-- begin --
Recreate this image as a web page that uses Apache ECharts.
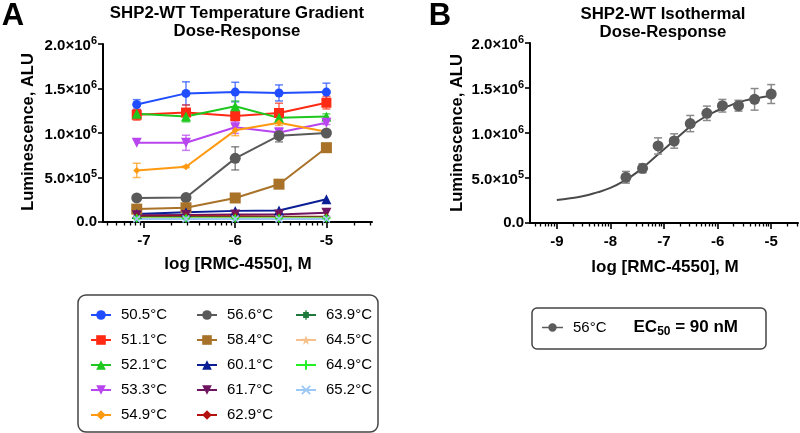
-- end --
-- begin --
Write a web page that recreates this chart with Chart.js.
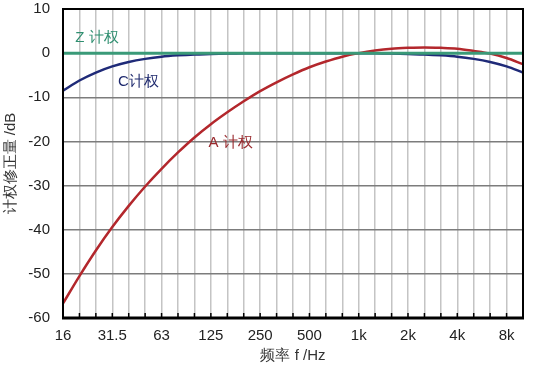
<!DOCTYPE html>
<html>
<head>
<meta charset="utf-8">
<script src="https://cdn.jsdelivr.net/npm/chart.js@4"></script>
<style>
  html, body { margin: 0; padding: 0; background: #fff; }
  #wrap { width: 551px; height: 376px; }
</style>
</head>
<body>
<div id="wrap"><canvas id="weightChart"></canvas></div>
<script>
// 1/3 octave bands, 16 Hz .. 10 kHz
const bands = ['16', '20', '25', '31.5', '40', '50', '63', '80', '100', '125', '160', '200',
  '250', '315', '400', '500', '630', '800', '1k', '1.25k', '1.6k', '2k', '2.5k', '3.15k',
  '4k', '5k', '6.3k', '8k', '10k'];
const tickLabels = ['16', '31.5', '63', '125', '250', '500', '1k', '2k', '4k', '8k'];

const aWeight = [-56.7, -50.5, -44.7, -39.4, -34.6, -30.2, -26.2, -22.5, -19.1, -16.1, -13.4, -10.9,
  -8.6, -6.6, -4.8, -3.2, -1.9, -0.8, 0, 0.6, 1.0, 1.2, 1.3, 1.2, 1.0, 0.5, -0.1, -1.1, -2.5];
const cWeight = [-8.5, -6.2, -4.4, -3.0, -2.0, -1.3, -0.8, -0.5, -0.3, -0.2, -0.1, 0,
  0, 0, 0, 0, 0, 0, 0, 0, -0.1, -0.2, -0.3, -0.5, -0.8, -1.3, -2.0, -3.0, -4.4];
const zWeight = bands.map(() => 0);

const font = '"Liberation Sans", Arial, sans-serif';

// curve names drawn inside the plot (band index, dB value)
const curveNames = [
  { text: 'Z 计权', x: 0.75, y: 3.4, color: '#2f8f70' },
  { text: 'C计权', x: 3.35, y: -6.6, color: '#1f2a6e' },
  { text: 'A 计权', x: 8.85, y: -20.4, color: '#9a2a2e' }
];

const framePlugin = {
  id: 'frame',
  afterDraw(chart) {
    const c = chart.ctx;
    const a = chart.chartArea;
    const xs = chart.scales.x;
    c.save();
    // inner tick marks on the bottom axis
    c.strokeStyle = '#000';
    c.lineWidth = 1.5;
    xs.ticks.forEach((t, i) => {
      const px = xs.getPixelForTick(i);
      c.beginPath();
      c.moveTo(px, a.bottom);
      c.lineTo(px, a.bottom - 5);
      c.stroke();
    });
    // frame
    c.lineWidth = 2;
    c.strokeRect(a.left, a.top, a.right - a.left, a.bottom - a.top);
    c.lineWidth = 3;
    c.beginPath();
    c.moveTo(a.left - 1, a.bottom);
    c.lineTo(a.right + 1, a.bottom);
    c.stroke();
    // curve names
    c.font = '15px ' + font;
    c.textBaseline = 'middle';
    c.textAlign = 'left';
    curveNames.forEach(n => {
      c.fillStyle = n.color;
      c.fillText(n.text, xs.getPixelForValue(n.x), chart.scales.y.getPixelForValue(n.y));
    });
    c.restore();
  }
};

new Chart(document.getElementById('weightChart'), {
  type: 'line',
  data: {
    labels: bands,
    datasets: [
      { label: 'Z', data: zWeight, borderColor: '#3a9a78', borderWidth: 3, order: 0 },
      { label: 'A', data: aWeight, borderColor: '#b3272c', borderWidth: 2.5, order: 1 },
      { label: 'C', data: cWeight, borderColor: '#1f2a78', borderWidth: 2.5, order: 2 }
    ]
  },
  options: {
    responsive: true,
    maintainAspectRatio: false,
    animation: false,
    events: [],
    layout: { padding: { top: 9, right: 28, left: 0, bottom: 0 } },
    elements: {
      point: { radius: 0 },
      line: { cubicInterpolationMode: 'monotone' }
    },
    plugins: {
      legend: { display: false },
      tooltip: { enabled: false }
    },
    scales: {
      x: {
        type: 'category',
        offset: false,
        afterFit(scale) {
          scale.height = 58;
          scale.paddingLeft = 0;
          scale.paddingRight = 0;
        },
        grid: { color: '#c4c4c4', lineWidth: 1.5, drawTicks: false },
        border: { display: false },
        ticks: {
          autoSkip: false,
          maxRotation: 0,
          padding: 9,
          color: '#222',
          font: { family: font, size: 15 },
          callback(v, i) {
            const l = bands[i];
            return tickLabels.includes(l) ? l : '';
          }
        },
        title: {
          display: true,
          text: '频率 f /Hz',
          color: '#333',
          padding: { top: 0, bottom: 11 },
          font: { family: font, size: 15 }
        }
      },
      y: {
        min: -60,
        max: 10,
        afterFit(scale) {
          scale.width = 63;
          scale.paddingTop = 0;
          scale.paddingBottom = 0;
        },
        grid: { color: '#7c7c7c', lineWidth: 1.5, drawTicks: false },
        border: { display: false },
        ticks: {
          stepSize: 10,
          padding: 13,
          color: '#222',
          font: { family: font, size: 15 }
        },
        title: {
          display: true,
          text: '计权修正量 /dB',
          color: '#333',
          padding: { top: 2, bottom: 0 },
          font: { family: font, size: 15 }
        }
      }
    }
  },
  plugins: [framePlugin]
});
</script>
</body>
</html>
-- end --
* _GIVEN TASK_:
Pull out all lines of the data with the string "this".

* _PROBLEM SOLUTION_:
Recreate this image as a web page that uses Apache ECharts.
Write a web page that recreates this chart with Chart.js.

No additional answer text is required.